For third time, judge tosses suit over advisory panel makeup

The Environmental Protection Agency headquarters in Washington, D.C. Former Administrator Scott Pruitt said a policy was intended to ensure the objectivity of advisory panel members.

REUTERS/Newscom

Originally published by E&E News

A federal judge today dismissed a third lawsuit challenging a far-reaching EPA restriction on advisory committee membership, likely dealing a fatal blow to opponents’ hopes of overturning the policy anytime soon.

In the ruling, U.S. District Judge F. Dennis Saylor said the Union of Concerned Scientists had failed to show that the 2017 directive by then-EPA Administrator Scott Pruitt violated the Administrative Procedure Act. Saylor, based in the District of Massachusetts, also said the Boston-based advocacy group had failed to state a legal claim for which relief could be granted.

The group, often known by its acronym UCS, filed the suit in January 2018, three months after Pruitt had generally barred EPA grant recipients from serving on agency advisory committees. Federal judges in other states also recently threw out two challenges brought by a variety of other organizations. Taken together, the three rulings make it probable that the policy will survive through the end of President Trump’s current term in January 2021.

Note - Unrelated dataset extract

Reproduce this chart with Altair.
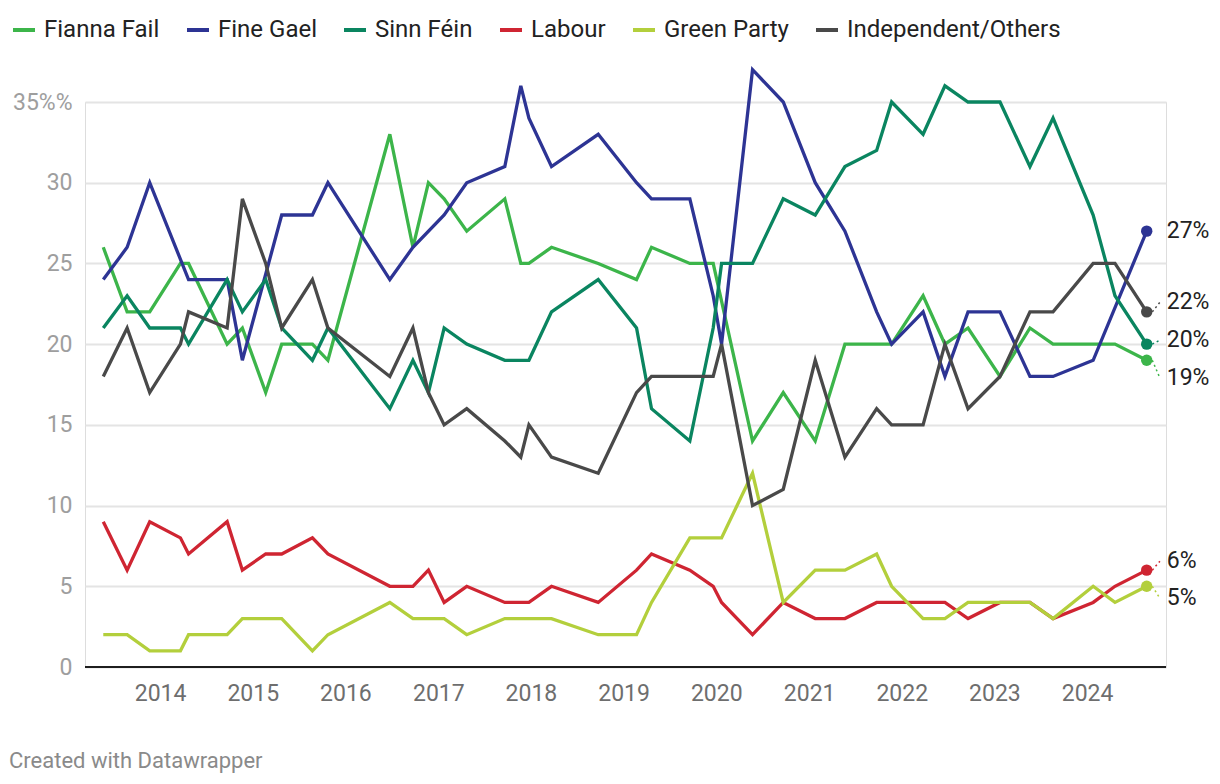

In an email, EPA spokesman James Hewitt said the agency is reviewing the decision and is pleased that Saylor granted its dismissal motion.

UCS’s Genna Reed said the group is looking at its appeal options and again blasted the policy as unjustified on scientific or ethical grounds.

“It’s clearly meant to achieve political ends, not help agencies get the best advice,” Reed, lead science and policy analyst for UCS’s Center for Science and Democracy, said in a statement.

In ordering the ban, Pruitt said it was intended to ensure the objectivity of members of almost two dozen federal advisory committees that provide outside expertise to EPA on a range of issues. Pruitt and Andrew Wheeler, his successor as EPA administrator, have cited the policy in reshaping the membership of two particularly important panels, the Clean Air Scientific Advisory Committee and the Science Advisory Board.

Joining the Union of Concerned Scientists as a plaintiff in its suit was a now-former member of the air committee.

But documents released in another of the three lawsuits indicated that Pruitt had relied heavily on input from Republican lawmakers and trade groups in devising the policy (Greenwire, May 24, 2018).

An E&E News review last fall found that the agency has made little or no attempt at enforcement at many other lower-profile advisory committees (Greenwire, Sept. 21, 2018).